Played out against the bazaars and mosques and faded mansions of this knowing, ancient Ottoman city, Leon’s conflicted attempt to save one life leads to a desperate manhunt that ultimately threatens his own survival. How do you do the right thing when there are only bad choices to be made?
Rich with atmosphere and period detail, Istanbul Passage is the haunting story of a man swept up in the dawn of the Cold War, of an unexpected love affair, and of a city as deceptive as the calm surface waters of the Bosphorus that divides it. (publisher’s summary)
It’s the spring of 1938 and no longer safe to be a Jew in Vienna. Nineteen-year-old Elise Landau is forced to leave her glittering life of parties and champagne to become a parlour maid in England. She arrives at Tyneford, the great house on the bay, where servants polish silver and serve drinks on the lawn. But war is coming, and the world is changing. When the master of Tyneford’s young son, Kit, returns home, he and Elise strike up an unlikely upstairs-downstairs friendship that will transform Tyneford — and Elise — forever. (publisher’s summary)
A vivid and varied collection that addresses family loyalties, dysfunction, violence, and differences, Hurrah’s Nest is White’s imaginative and emotionally honest exploration of growing up the second oldest, first daughter of seven siblings.

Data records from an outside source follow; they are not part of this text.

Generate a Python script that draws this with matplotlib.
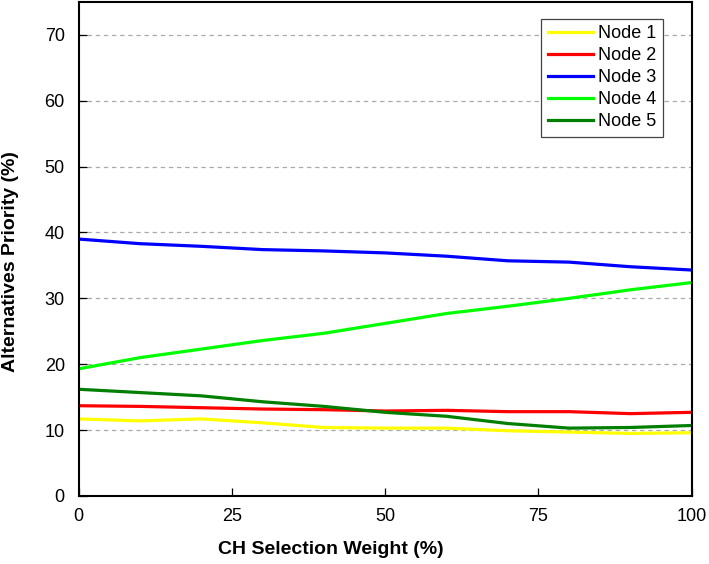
import matplotlib
matplotlib.use("Agg")
import matplotlib.pyplot as plt

# Chart data
weights = [0, 10, 20, 30, 40, 50, 60, 70, 80, 90, 100]
node1 = [11.7, 11.4, 11.7, 11.1, 10.4, 10.3, 10.3, 9.9, 9.7, 9.5, 9.6]
node2 = [13.7, 13.6, 13.4, 13.2, 13.1, 12.9, 13.0, 12.8, 12.8, 12.5, 12.7]
node3 = [39.0, 38.3, 37.9, 37.4, 37.2, 36.9, 36.4, 35.7, 35.5, 34.8, 34.3]
node4 = [19.3, 21.0, 22.3, 23.6, 24.7, 26.2, 27.7, 28.8, 30.0, 31.3, 32.4]
node5 = [16.2, 15.7, 15.2, 14.3, 13.6, 12.7, 12.1, 11.0, 10.3, 10.4, 10.7]
labels = ["Node 1", "Node 2", "Node 3", "Node 4", "Node 5"]
colors = ["#ffff00", "#ff0000", "#0000ff", "#00ff00", "#007f00"]
xticks = [0, 25, 50, 75, 100]
yticks = [0, 10, 20, 30, 40, 50, 60, 70]

plt.rcParams["font.family"] = ["Liberation Sans", "DejaVu Sans"]

fig = plt.figure(figsize=(7.09, 5.64), dpi=100)
ax = fig.add_axes([0.111, 0.1206, 0.8646, 0.876])

for y, lab, c in zip([node1, node2, node3, node4, node5], labels, colors):
    ax.plot(weights, y, color=c, lw=2.3, label=lab)

ax.set_xlim(0, 100)
ax.set_ylim(0, 75)
ax.set_xticks(xticks)
ax.set_yticks(yticks)
ax.tick_params(direction="in", length=6, width=0.9, labelsize=13)
ax.tick_params(axis="x", pad=9)
ax.tick_params(axis="y", pad=10)

# dashed horizontal guides
for y in yticks[1:]:
    ax.axhline(y, color="#aaaaaa", lw=0.9, ls=(0, (3.5, 3)), zorder=0)

for s in ax.spines.values():
    s.set_linewidth(1.5)

ax.set_xlabel("CH Selection Weight (%)", fontsize=14, fontweight="bold", va="center")
ax.xaxis.set_label_coords(0.412, -0.109)
ax.set_ylabel("Alternatives Priority (%)", fontsize=14, fontweight="bold", va="center")
ax.yaxis.set_label_coords(-0.112, 0.474)

leg = ax.legend(loc="upper right", bbox_to_anchor=(0.953, 0.966), borderaxespad=0,
                fontsize=13, fancybox=False, framealpha=1, edgecolor="#444444",
                handlelength=2.5, handletextpad=0.3, labelspacing=0.28,
                borderpad=0.35)
leg.get_frame().set_linewidth(0.9)

fig.savefig("out.png", dpi=100)
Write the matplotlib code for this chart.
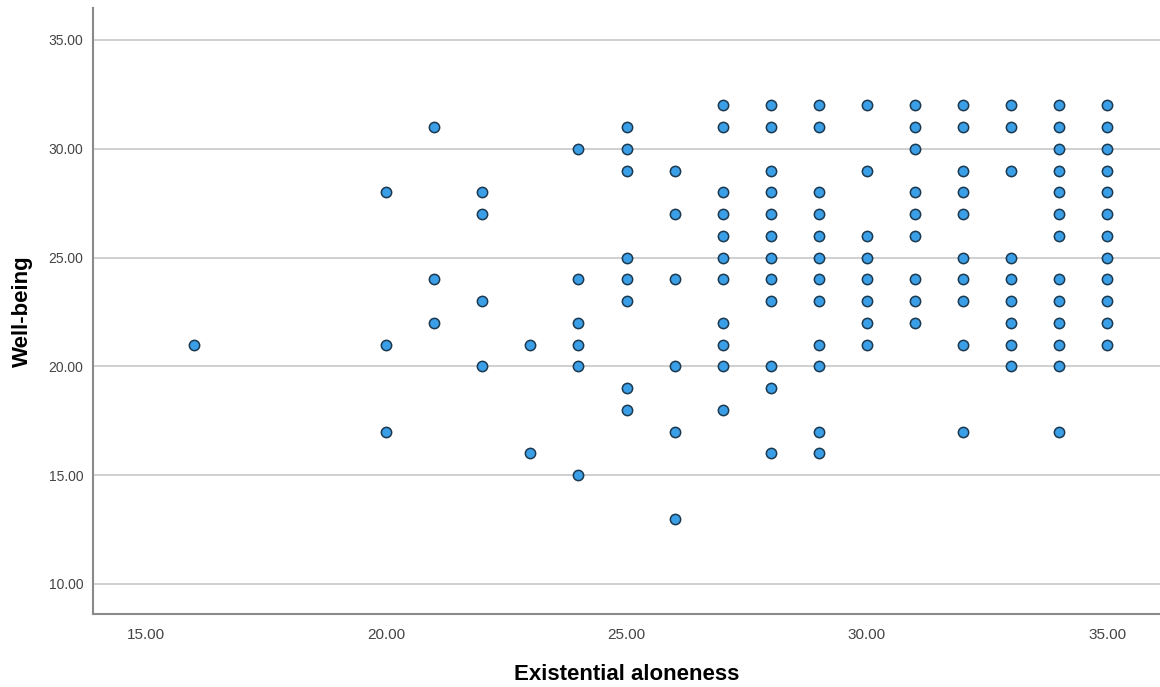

Childhood experiences are looked at with rawness, sensitivity, and crafted with precision: be it the cutting of her dreadlocks, mother’s abortion, drug trafficking, or her sister’s developmental disability, the language is tender and startling. Hurrah’s Nest–from the confusion of our lives–asks us to make meaning and good from what we’ve bargained and haven’t bargained for. (publisher’s summary)
What books did you add to your shelves recently?